Jerry Siegel (October 17, 1914 – January 28, 1996) and Joe Shuster (July 10, 1914 - July 30, 1992), co-creators of the DC Comics character Superman, both attended Glenville, with  Siegel working for the weekly student newspaper, The Torch in which he published the Tarzan parody, Goober the Mighty. Siegel and Shuster together also published what may have been the first SF fanzine, Cosmic Stories. Superman has since gone on to become one of the most recognized fictional characters of modern times.

Athletics
The school's athletic teams are called the Tarblooders.

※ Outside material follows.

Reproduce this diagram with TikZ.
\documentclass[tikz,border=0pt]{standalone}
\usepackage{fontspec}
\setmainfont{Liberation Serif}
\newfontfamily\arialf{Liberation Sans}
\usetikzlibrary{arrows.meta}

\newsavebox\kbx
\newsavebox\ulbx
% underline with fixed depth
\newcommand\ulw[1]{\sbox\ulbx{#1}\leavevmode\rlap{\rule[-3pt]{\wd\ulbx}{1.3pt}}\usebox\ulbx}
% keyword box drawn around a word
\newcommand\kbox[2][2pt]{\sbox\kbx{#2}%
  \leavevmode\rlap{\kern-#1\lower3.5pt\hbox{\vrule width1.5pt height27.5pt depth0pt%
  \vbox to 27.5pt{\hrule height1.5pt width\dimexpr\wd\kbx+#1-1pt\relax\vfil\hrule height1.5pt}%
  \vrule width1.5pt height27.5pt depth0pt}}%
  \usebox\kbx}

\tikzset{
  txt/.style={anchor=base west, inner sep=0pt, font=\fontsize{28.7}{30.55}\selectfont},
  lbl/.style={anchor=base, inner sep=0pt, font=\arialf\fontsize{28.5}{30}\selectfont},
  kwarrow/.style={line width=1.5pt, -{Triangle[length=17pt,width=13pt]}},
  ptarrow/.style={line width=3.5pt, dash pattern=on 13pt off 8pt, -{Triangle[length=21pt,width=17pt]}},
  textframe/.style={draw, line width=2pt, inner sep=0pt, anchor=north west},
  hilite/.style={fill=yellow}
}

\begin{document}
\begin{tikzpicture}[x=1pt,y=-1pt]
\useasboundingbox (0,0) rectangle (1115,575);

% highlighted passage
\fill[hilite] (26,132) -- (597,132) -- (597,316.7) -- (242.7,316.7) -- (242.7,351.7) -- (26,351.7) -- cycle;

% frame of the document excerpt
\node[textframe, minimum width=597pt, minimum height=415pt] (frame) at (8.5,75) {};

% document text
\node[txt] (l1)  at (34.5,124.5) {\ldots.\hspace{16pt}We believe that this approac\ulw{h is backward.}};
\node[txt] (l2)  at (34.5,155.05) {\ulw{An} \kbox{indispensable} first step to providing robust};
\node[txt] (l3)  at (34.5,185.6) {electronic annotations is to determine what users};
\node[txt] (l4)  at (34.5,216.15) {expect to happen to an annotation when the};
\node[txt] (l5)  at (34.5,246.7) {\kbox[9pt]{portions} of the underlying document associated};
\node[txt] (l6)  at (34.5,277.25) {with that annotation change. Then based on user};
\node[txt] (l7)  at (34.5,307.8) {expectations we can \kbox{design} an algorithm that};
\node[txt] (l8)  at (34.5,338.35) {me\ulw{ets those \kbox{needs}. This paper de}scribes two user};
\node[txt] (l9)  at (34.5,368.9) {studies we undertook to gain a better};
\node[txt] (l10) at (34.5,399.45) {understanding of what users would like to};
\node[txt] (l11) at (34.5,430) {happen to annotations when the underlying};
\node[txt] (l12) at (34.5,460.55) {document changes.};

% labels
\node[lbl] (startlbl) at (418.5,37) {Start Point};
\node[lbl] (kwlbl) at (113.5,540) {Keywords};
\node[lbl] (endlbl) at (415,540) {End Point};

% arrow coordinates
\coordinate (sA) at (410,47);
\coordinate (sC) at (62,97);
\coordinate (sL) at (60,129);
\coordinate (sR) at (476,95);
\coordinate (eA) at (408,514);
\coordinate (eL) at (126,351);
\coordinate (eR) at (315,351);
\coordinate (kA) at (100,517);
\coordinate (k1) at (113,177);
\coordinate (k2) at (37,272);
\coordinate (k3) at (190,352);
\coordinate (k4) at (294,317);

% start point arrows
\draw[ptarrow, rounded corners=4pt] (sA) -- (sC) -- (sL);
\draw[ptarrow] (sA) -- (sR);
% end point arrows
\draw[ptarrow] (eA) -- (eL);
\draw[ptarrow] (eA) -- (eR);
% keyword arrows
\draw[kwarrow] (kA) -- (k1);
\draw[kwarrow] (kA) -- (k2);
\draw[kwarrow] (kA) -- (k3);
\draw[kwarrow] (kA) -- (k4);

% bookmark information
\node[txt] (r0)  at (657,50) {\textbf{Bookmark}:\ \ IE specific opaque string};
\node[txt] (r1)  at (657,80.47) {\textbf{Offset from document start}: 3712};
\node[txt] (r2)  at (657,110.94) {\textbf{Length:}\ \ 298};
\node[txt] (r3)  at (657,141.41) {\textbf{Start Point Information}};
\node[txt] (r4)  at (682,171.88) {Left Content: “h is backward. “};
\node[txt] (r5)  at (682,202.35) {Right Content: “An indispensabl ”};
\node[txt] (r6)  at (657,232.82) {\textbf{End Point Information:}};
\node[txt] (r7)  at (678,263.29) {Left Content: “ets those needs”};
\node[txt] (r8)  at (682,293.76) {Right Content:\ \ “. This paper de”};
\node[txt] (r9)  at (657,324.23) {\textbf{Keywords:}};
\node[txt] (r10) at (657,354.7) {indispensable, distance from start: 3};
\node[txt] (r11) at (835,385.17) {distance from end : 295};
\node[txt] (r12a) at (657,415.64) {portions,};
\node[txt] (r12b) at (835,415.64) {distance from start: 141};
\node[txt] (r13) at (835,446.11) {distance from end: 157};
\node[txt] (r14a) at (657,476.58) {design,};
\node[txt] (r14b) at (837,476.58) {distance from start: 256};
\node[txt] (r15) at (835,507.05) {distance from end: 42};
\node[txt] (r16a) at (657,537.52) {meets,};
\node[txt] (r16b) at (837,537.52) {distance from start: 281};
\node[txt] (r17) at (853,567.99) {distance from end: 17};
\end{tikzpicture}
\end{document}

The school is most notable for its football team and track teams, both coached by Ted Ginn Sr.  During the 2006 college football season, Glenville had seven of its graduates on the Ohio State Buckeyes football roster alone.  Several of those players were also members of the track and field team, which won five consecutive Ohio High School State Championships.

In November 2009, Glenville's football team beat regional powerhouse Massillon to  become the first Cleveland Public school to advance to the State Final in OHSAA Playoff history.

In 2022, Glenville won their first OHSAA football state championship, becoming the first Cleveland Public school to win a state championship.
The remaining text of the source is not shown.